In response to Mark Seery's comments on my article The point of PON and on his own blog, I wanted to respond that I haven't tried to skew the debate one way or the other, just to raise an issue that seemed to me to be worth raising. So far, apart from a marginally lower deployment cost and a more complex unbundling process, I haven't seen many arguments in favour of PON. Yet I factually notice that many operators, particularly incumbents, seem to make that technological choice.
I'd be interested to hear other arguments in favour of PON, and it would certainly reassure me as to the decision making process of service providers in general and incumbents in particular. I realise that I may have been a little disingenuous in that I only compared PON and Homerun costs in urban areas where the cost difference is the lowest in all models I've examined so far. In semi-ruban or rural areas the cost difference increases significantly. However, since I have very serious doubts on the willingness of any private service provider to go and pop rural areas...
I'm also aware that a decade ago the cost difference was much higher, fiber being way more expensive than it is now. Still, there are incumbents choosing PON now, so surely this historic reason should no longer weigh in on the decisions.
If I understand Mark's circular argument argument correctly, he asserts that I analyse the PON vs Homerun choice of incumbents as motivated by fear of LLU because I myself support LLU (which he calls theft). I don't particularly support LLU when it comes to fiber. Again, based on what I've seen here in France, the only operators making any money on broadband are the incumbent and those who unbundled. So I'm tempted to suppose that unbundling of the incumbent's copper network was a necessary evil to level the playing field.
Do I think government enforced unbundling is necessary for FTTH? I don't actually. I think some kind of regulation will be necessary if the customer is to have a choice of providers (there are already echoes here in Paris of several buildings refusing any form of adduction because they don't want three different operators to dig successively and thus will only let in an operator if he guarantees that others will be able to provide the service on the one fiber connection). I also think that - considering the deployment costs involved - it's in the interest of all operators to maximise network usage and thus resell to their competitors if they can't sell to the customer themselves. This is actually something I'm going to post about tomorrow.
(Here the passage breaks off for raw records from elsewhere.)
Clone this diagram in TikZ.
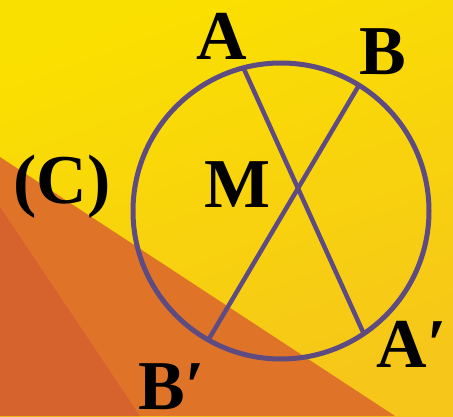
\documentclass[tikz,border=0pt]{standalone}
\usepackage{fontspec}
\setmainfont{Liberation Serif}
\usepackage{tikz}
\usetikzlibrary{positioning, calc}
\definecolor{bgYellow}{HTML}{FAE000}
\definecolor{bgGold}{HTML}{F6C61A}
\definecolor{bgOrange}{HTML}{DF7429}
\definecolor{bgRust}{HTML}{D6632D}
\definecolor{circPurple}{HTML}{5D4B82}

\begin{document}
\begin{tikzpicture}[
  x=1pt, y=1pt,
  circ/.style={draw=circPurple, line width=5pt},
  chord/.style={draw=circPurple, line width=4.5pt, line cap=butt},
  lbl/.style={font=\fontsize{70}{70}\selectfont\bfseries, anchor=base, inner sep=0pt},
]
\useasboundingbox (0,0) rectangle (453,416);

% Background
\shade[top color=bgYellow, bottom color=bgGold, shading angle=20] (0,0) rectangle (453,416);
\fill[bgOrange] (0,259) -- (395,0) -- (0,0) -- cycle;
\fill[bgRust] (0,209) -- (140,0) -- (0,0) -- cycle;

% Circle and chords
\coordinate (O) at (281,205);
\draw[circ] (O) circle[radius=148];
\coordinate (A)  at ($(O)+(104.7:148)$);
\coordinate (B)  at ($(O)+(58.2:148)$);
\coordinate (A') at ($(O)+(-56:148)$);
\coordinate (B') at ($(O)+(-119.4:148)$);
\draw[chord] (A) -- (A');
\draw[chord] (B) -- (B');

% Labels
\node[lbl] (lA)  at (222,356) {A};
\node[lbl] (lB)  at (383,341) {B};
\node[lbl] (lM)  at (238,208) {M};
\node[lbl] (lC)  at (62,213)  {(C)};
\node[lbl] (lA') at (412,49)  {A′};
\node[lbl] (lB') at (172,7)   {B′};

\end{tikzpicture}
\end{document}
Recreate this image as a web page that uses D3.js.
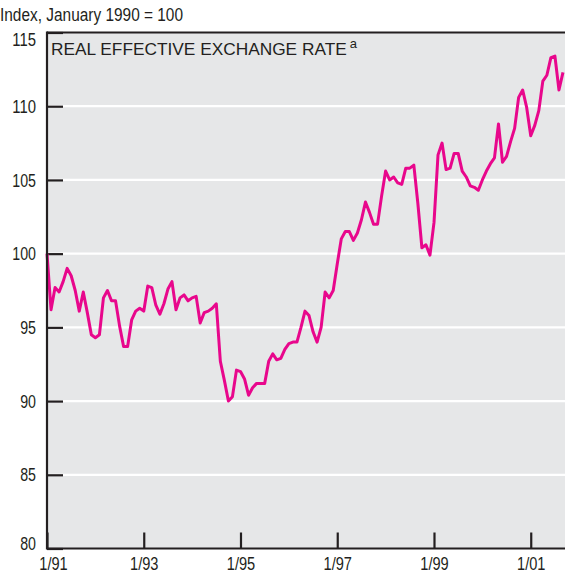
<!DOCTYPE html>
<html>
<head>
<meta charset="utf-8">
<script src="https://cdn.jsdelivr.net/npm/d3@7"></script>
<style>
  html, body { margin: 0; padding: 0; background: #fff; }
  svg { display: block; }
</style>
</head>
<body>
<svg id="chart" width="565" height="573"></svg>
<script>
// ---- DATA ----
// Monthly index values, January 1991 (month 0) through September 2001 (month 128)
const values = [
  100.0, 96.2, 97.7, 97.4, 98.1, 99.0, 98.5, 97.5, 96.1, 97.4, 96.0, 94.5,
  94.3, 94.5, 97.0, 97.5, 96.8, 96.8, 95.1, 93.7, 93.7, 95.5, 96.1, 96.3,
  96.1, 97.8, 97.7, 96.5, 95.9, 96.6, 97.6, 98.1, 96.2, 97.0, 97.2, 96.8,
  97.0, 97.1, 95.3, 96.0, 96.1, 96.3, 96.6, 92.7, 91.4, 90.0, 90.3, 92.1,
  92.0, 91.5, 90.4, 90.9, 91.2, 91.2, 91.2, 92.7, 93.2, 92.8, 92.9, 93.5,
  93.9, 94.0, 94.0, 95.0, 96.1, 95.8, 94.7, 94.0, 95.0, 97.4, 97.0, 97.5,
  99.3, 101.0, 101.5, 101.5, 100.9, 101.4, 102.3, 103.5, 102.8, 102.0, 102.0, 103.9,
  105.6, 105.0, 105.2, 104.8, 104.7, 105.8, 105.8, 106.0, 103.4, 100.4, 100.6, 99.9,
  102.1, 106.7, 107.5, 105.7, 105.8, 106.8, 106.8, 105.6, 105.2, 104.6, 104.5, 104.3,
  105.0, 105.6, 106.1, 106.5, 108.8, 106.2, 106.6, 107.6, 108.5, 110.6, 111.1, 109.9,
  108.0, 108.7, 109.7, 111.7, 112.1, 113.3, 113.4, 111.1, 112.3
];
const months = values.map((v, i) => i);
const xTickMonths = [0, 24, 48, 72, 96, 120];
const xTickLabels = ["1/91", "1/93", "1/95", "1/97", "1/99", "1/01"];
const yTicks = [80, 85, 90, 95, 100, 105, 110, 115];
const yGrid = [85, 90, 95, 100, 105, 110];
const yAxisTitle = "Index, January 1990 = 100";
const chartTitle = "REAL EFFECTIVE EXCHANGE RATE";
const chartTitleSup = "a";

// ---- LAYOUT ----
const L = 47, R = 565, T = 32.5, B = 548.5;
const narrow = "'Liberation Sans', Arial, Helvetica, sans-serif";
const regular = "'Liberation Sans', Arial, Helvetica, sans-serif";
const lineColor = "#E8078C";
const ink = "#231F20";

const svg = d3.select("#chart");

const x = d3.scaleLinear().domain([0, 128.5]).range([L, R]);
const y = d3.scaleLinear().domain([80, 115]).range([B, T]);

// plot background
svg.append("rect")
  .attr("x", L).attr("y", T)
  .attr("width", R - L).attr("height", B - T)
  .attr("fill", "#E6E7E8");

// white gridlines
svg.append("g").selectAll("line").data(yGrid).join("line")
  .attr("x1", L).attr("x2", R)
  .attr("y1", d => y(d)).attr("y2", d => y(d))
  .attr("stroke", "#fff").attr("stroke-width", 2.2);

// y axis (inner ticks)
const yAxis = svg.append("g")
  .attr("transform", `translate(${L},0)`)
  .call(d3.axisLeft(y).tickValues(yTicks).tickSize(-16).tickPadding(11).tickFormat(d3.format("d")));
yAxis.select(".domain").remove();
yAxis.selectAll(".tick line").attr("stroke", ink).attr("stroke-width", 2.2);
yAxis.selectAll(".tick text")
  .attr("font-family", narrow).attr("font-size", 17.5).attr("fill", ink)
  .attr("textLength", d => String(d).length * 7.9)
  .attr("lengthAdjust", "spacingAndGlyphs")
  .attr("dy", d => d === 115 ? "0.72em" : (d === 80 ? "0.05em" : "0.35em"));

// x axis (inner ticks)
const xAxis = svg.append("g")
  .attr("transform", `translate(0,${B})`)
  .call(d3.axisBottom(x).tickValues(xTickMonths).tickSize(-16).tickPadding(9.5)
    .tickFormat((d, i) => xTickLabels[i]));
xAxis.select(".domain").remove();
xAxis.selectAll(".tick line").attr("stroke", ink).attr("stroke-width", 2.2);
xAxis.selectAll(".tick text")
  .attr("font-family", narrow).attr("font-size", 17.5).attr("fill", ink)
  .attr("textLength", 28.4)
  .attr("lengthAdjust", "spacingAndGlyphs")
  .attr("dx", (d, i) => i === 0 ? 6 : 0);

// data line
const line = d3.line().x((d, i) => x(months[i])).y(d => y(d));
svg.append("path")
  .datum(values)
  .attr("d", line)
  .attr("fill", "none")
  .attr("stroke", lineColor)
  .attr("stroke-width", 3)
  .attr("stroke-linejoin", "round");

// frame: left, top, bottom
const frame = svg.append("g").attr("stroke", ink).attr("stroke-width", 2.2);
frame.append("line").attr("x1", L).attr("x2", L).attr("y1", T - 1.1).attr("y2", B + 1.1);
frame.append("line").attr("x1", L).attr("x2", R).attr("y1", T).attr("y2", T);
frame.append("line").attr("x1", L).attr("x2", R).attr("y1", B).attr("y2", B);

// axis title
svg.append("text")
  .attr("x", 0).attr("y", 21)
  .attr("font-family", narrow).attr("font-size", 17.5).attr("fill", ink)
  .attr("textLength", 183)
  .attr("lengthAdjust", "spacingAndGlyphs")
  .text(yAxisTitle);

// chart title
const t = svg.append("text")
  .attr("x", 51).attr("y", 55)
  .attr("font-family", regular).attr("font-size", 17.3).attr("fill", ink);
t.append("tspan").text(chartTitle);
t.append("tspan").attr("dx", 3).attr("dy", -7).attr("font-size", 13).text(chartTitleSup);
</script>
</body>
</html>
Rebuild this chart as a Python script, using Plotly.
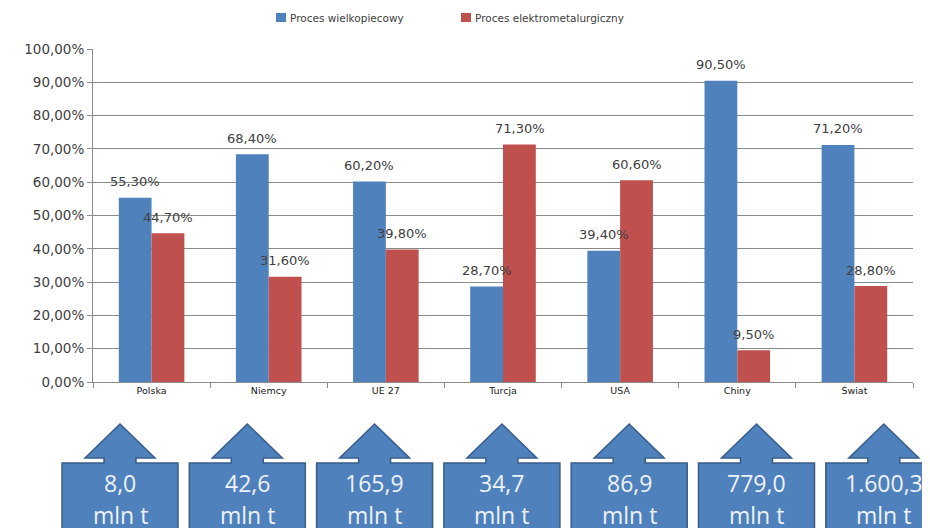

In other words, I don't think FTTH competition will happen on the physical layer without regulation. But regulation does not have to be unbundling, and it doesn't have to be aimed at the incumbent only. Why not offer geographical concessions and regulate resell prices, for example? In fact, with geographical concessions, maybe regulating resell prices wouldn't even be necessary, provided the concessions were attributed fairly. That's still a form of government inteference, but it's not LLU. But even non-regulated resell require that the technology can easily allow the use of one home's connection by a competitor, which PON doesn't seem to do very well without significant extra investment.
Anyway, back to the topic at hand: I'm not a porponent of LLU. I'm curious as to the future of fiber deployments, and I'm wondering how a fair competition is possible under PON. Furthermore, as Gordon Cook pointed out, there are interrogations as to the scalability of PON in terms of available bandwidth. If a PON investment needs to be scrapped and rebuilt otherwise in ten years time, wouldn't that look retrospectively like a bad choice of technology?